→ **REQUIREMENTS**
Drop the pictures and give back word for word the lines from the line holding "Clone this chart in matplotlib." to the line holding "ax.set_ylim(ymin, ymax)", both included.

→ **DATA FOR PROCESSING**
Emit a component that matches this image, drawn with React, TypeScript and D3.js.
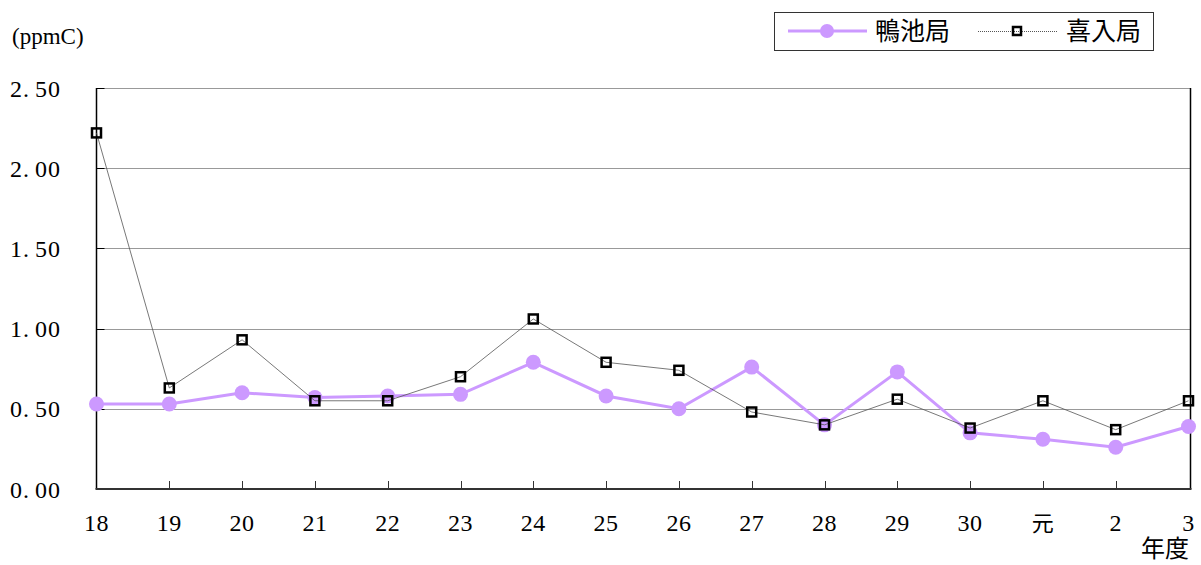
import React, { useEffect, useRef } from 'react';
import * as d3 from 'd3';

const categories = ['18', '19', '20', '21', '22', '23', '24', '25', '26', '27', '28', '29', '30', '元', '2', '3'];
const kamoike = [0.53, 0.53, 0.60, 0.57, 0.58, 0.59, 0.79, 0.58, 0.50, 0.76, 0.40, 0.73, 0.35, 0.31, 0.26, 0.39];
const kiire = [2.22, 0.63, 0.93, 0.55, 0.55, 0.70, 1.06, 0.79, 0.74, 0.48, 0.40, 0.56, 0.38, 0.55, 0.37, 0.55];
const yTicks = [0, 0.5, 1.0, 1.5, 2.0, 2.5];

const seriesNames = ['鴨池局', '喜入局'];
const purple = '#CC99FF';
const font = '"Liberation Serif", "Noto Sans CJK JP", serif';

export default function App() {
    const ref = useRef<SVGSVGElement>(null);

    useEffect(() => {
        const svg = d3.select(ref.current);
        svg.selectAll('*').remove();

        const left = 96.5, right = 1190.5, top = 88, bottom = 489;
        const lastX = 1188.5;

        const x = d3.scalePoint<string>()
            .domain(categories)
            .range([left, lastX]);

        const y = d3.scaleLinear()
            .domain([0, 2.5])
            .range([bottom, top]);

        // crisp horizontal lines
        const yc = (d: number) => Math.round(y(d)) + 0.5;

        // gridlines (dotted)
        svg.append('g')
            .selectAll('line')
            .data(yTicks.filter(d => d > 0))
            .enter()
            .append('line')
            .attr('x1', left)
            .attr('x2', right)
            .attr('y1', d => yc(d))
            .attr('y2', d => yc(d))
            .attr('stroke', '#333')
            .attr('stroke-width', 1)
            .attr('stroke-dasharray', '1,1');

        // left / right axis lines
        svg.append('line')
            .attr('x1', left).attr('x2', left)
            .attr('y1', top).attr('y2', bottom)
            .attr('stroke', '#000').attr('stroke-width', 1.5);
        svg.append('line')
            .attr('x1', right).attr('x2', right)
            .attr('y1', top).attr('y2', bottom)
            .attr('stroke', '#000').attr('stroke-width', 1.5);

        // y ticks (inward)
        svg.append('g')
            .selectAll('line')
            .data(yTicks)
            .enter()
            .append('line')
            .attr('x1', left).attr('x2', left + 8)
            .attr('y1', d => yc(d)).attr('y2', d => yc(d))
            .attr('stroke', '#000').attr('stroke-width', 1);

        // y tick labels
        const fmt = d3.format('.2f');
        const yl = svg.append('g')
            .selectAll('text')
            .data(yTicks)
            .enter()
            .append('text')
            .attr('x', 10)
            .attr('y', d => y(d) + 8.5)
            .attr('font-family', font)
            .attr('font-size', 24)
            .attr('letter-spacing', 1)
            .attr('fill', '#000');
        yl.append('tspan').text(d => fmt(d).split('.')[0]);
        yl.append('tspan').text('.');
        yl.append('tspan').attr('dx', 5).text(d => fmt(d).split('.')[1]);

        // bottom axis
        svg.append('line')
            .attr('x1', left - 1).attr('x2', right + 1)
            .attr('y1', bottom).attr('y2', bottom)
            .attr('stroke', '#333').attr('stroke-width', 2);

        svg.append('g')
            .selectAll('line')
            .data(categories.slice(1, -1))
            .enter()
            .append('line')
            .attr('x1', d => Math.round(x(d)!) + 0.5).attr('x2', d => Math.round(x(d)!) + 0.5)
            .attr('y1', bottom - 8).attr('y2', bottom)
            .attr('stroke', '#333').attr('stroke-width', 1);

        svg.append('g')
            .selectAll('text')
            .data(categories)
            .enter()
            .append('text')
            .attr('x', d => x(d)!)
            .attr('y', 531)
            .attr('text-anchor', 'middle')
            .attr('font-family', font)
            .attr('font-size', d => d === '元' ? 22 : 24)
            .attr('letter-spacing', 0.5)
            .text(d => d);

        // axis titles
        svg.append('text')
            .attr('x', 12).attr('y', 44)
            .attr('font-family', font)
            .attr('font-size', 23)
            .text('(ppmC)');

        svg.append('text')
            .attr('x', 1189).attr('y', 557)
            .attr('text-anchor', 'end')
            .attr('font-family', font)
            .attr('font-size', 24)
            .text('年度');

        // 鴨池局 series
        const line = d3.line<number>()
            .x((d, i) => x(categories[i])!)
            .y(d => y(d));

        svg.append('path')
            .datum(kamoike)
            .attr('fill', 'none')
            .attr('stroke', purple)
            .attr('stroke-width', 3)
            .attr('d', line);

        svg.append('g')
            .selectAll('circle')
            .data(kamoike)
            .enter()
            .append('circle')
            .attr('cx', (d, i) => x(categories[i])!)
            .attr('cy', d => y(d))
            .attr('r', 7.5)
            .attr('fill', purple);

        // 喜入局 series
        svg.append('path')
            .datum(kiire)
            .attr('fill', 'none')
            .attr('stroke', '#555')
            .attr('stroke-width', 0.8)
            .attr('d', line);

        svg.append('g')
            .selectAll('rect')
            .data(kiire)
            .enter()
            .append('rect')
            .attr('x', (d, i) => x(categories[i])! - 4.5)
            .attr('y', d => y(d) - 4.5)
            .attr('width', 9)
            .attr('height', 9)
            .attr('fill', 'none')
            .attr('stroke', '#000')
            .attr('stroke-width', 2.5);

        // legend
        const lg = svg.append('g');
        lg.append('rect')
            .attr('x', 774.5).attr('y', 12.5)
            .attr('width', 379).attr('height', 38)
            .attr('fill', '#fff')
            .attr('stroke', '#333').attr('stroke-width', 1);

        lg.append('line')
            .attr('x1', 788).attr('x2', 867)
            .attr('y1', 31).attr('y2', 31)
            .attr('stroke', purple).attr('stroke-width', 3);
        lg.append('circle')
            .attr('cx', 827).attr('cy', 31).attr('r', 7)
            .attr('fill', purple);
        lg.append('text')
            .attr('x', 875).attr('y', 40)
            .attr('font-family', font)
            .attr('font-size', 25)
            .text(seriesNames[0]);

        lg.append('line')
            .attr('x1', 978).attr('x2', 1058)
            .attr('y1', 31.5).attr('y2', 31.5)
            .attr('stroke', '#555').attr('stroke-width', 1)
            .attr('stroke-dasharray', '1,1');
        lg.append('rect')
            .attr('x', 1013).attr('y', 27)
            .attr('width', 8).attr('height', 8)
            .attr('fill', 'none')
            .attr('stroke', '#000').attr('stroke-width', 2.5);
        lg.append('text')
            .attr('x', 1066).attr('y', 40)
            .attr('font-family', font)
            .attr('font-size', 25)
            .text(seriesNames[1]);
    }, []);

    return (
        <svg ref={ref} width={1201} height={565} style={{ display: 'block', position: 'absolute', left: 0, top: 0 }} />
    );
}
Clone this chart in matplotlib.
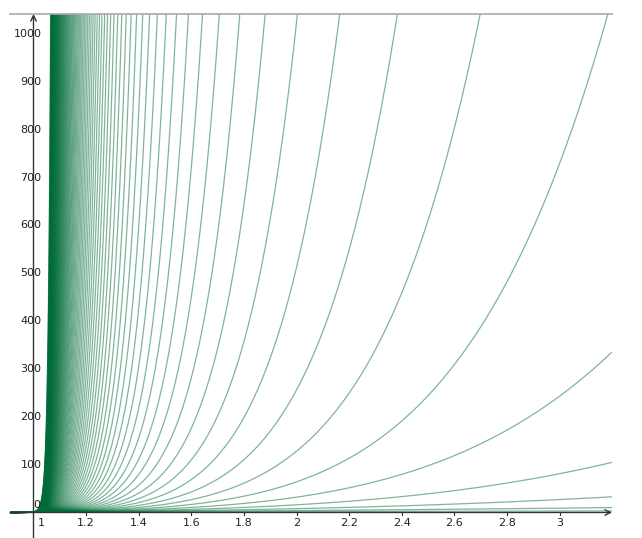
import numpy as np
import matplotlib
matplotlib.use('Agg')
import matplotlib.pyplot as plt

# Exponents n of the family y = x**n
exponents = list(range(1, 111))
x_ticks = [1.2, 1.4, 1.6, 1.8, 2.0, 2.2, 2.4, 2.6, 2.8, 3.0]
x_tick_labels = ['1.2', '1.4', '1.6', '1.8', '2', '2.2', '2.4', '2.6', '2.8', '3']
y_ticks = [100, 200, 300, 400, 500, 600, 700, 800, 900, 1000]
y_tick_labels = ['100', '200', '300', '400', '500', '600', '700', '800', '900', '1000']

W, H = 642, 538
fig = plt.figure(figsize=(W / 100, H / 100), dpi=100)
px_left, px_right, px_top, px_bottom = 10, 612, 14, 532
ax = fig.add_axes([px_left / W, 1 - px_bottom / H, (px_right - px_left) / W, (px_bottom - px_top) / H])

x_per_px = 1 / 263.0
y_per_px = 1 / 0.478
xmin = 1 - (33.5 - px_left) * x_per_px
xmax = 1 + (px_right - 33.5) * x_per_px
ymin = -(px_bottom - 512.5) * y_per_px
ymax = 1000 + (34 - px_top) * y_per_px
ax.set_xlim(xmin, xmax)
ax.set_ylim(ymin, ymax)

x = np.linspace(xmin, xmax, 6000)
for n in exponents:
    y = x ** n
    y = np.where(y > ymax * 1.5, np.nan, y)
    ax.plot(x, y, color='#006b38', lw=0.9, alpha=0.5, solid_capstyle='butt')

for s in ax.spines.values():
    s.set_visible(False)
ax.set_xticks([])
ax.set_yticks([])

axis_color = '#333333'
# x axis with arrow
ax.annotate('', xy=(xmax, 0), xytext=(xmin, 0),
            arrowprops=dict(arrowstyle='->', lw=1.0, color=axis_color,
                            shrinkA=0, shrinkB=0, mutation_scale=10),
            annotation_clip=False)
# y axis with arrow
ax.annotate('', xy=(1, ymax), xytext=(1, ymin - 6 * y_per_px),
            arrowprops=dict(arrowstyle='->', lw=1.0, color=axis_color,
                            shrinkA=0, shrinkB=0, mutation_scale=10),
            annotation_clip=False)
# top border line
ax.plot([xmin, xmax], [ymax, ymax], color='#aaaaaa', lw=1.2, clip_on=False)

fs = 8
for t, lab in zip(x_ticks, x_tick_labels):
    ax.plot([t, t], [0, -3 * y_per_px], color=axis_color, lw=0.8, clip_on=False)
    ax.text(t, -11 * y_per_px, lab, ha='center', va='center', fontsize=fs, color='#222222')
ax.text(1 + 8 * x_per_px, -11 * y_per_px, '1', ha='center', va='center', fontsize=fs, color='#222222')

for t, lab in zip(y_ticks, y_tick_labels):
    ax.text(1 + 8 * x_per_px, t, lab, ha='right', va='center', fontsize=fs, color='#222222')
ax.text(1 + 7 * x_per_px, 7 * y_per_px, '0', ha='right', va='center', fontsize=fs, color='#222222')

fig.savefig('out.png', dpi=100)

→ **RESULT**
Clone this chart in matplotlib.
import numpy as np
import matplotlib
matplotlib.use('Agg')
import matplotlib.pyplot as plt

# Exponents n of the family y = x**n
exponents = list(range(1, 111))
x_ticks = [1.2, 1.4, 1.6, 1.8, 2.0, 2.2, 2.4, 2.6, 2.8, 3.0]
x_tick_labels = ['1.2', '1.4', '1.6', '1.8', '2', '2.2', '2.4', '2.6', '2.8', '3']
y_ticks = [100, 200, 300, 400, 500, 600, 700, 800, 900, 1000]
y_tick_labels = ['100', '200', '300', '400', '500', '600', '700', '800', '900', '1000']

W, H = 642, 538
fig = plt.figure(figsize=(W / 100, H / 100), dpi=100)
px_left, px_right, px_top, px_bottom = 10, 612, 14, 532
ax = fig.add_axes([px_left / W, 1 - px_bottom / H, (px_right - px_left) / W, (px_bottom - px_top) / H])

x_per_px = 1 / 263.0
y_per_px = 1 / 0.478
xmin = 1 - (33.5 - px_left) * x_per_px
xmax = 1 + (px_right - 33.5) * x_per_px
ymin = -(px_bottom - 512.5) * y_per_px
ymax = 1000 + (34 - px_top) * y_per_px
ax.set_xlim(xmin, xmax)
ax.set_ylim(ymin, ymax)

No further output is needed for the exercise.